CP86 review of the governance and effectiveness of Irish-authorised fund management companies

 

At the end of 2014, the CBI reviewed the effectiveness in governance of the funds under its supervision – the CP86 review – and published its Fund Management Company Governance framework. This new framework revamped the previous 10 UCITS and 16 AIFMD management functions into six identical new managerial functions to be undertaken by designated persons. Specific rules around delegation, supervision of those delegates, and enhanced guidance around time commitments of INEDs and designated persons were also introduced.

 

The CP86 regime was formally introduced on 1 July 2018. What was particularly important about this, and as noted above, was that it applied to UCITS management companies, as well as AIFMs, even though the UCITS Directive did not include the same level of detail around UCITS management company delegation arrangements. It was felt that since both the UCITS and AIFM regimes permitted a single regulated entity to be licensed as both an AIFM and a UCITS management company, a so-called Super ManCo, the same standards around oversight, delegation and supervision needed to apply not only to AIFMs but also to UCITS management companies. This meant that a designated person within a ManCo could act for both UCITS and AIFs.

 

ESMA opinion on requirements ‘post-Brexit’

 

Following the UK referendum on leaving the EU, ESMA issued opinions in July 2017 which focused on the level of substance which management companies operating in the EU would be required to have. The ESMA opinions signposted a jump in terms of the regulation of ManCos and sought to ensure that a newly established ManCo needed to have real substance, and ‘boots on the ground’, in the relevant EU jurisdiction in which it was established.

 

Since the CBI had already introduced the CP86 regime, it was felt that Ireland was ahead of the curve compared to other leading fund management company domiciles. It was believed in 2017 that the ESMA Brexit opinions would not result in any significant changes around the structure and supervision of management company authorisations, designated persons and managerial functions. However, given the political pressures at play as part of the Brexit negotiations and the greater level of involvement that ESMA began to have in new ManCo and MiFID applications, through the newly established Supervisory Convergence Network (SCN), local EU regulators were required to ensure that new ‘Brexit-related’ firms would have a degree of local substance to be able to rebut any suggestions that those newly licensed were ‘letter-box entities’.

 

A revised view of the minimum requirements for substance

 

This greater ESMA involvement in setting uniform standards for management companies and MiFID firms across the EU led, over time, to an increase in the level of substance and time commitments in the context of new ManCo applications during 2018 and 2019. It was then acknowledged that the model of designating two persons to undertake the six managerial functions would not be sufficient to meet the increased substance requirements for new management companies. In late 2018, it was typical of the CBI to assign 660 days across six managerial functions for new ManCos with significant assets under management. And, in a number of other cases, a lot more substance was required depending on the nature, scale and complexity of the ManCo business model.

 

Once the wave of Brexit applications was over, the CBI was keen to ensure that there was not an uneven playing field in terms of substance requirements between existing SMICs and ManCos and those recently approved ManCos who had been subjected to higher levels of substance and time commitments as part of their licence approval process.
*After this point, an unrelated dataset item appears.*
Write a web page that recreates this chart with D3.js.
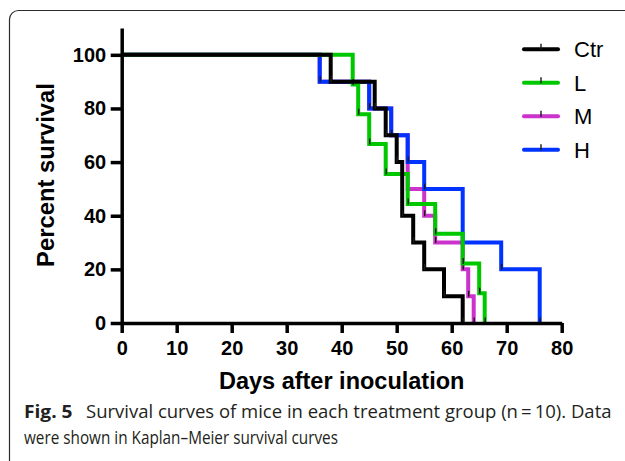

A further CP86 thematic review was commenced in the summer of 2019 via the issuance of surveys in order to assess the typical level of substance and time commitments within existing SMICs and ManCos. This was on the understanding that there would be no appetite, from a regulatory perspective, for having significant differences around substance and time commitments between existing SMICs and ManCos on the one hand, and new ManCos on the other.

 

This CP86 thematic review is still ongoing and the industry is expected to receive the findings from the CBI during 2020.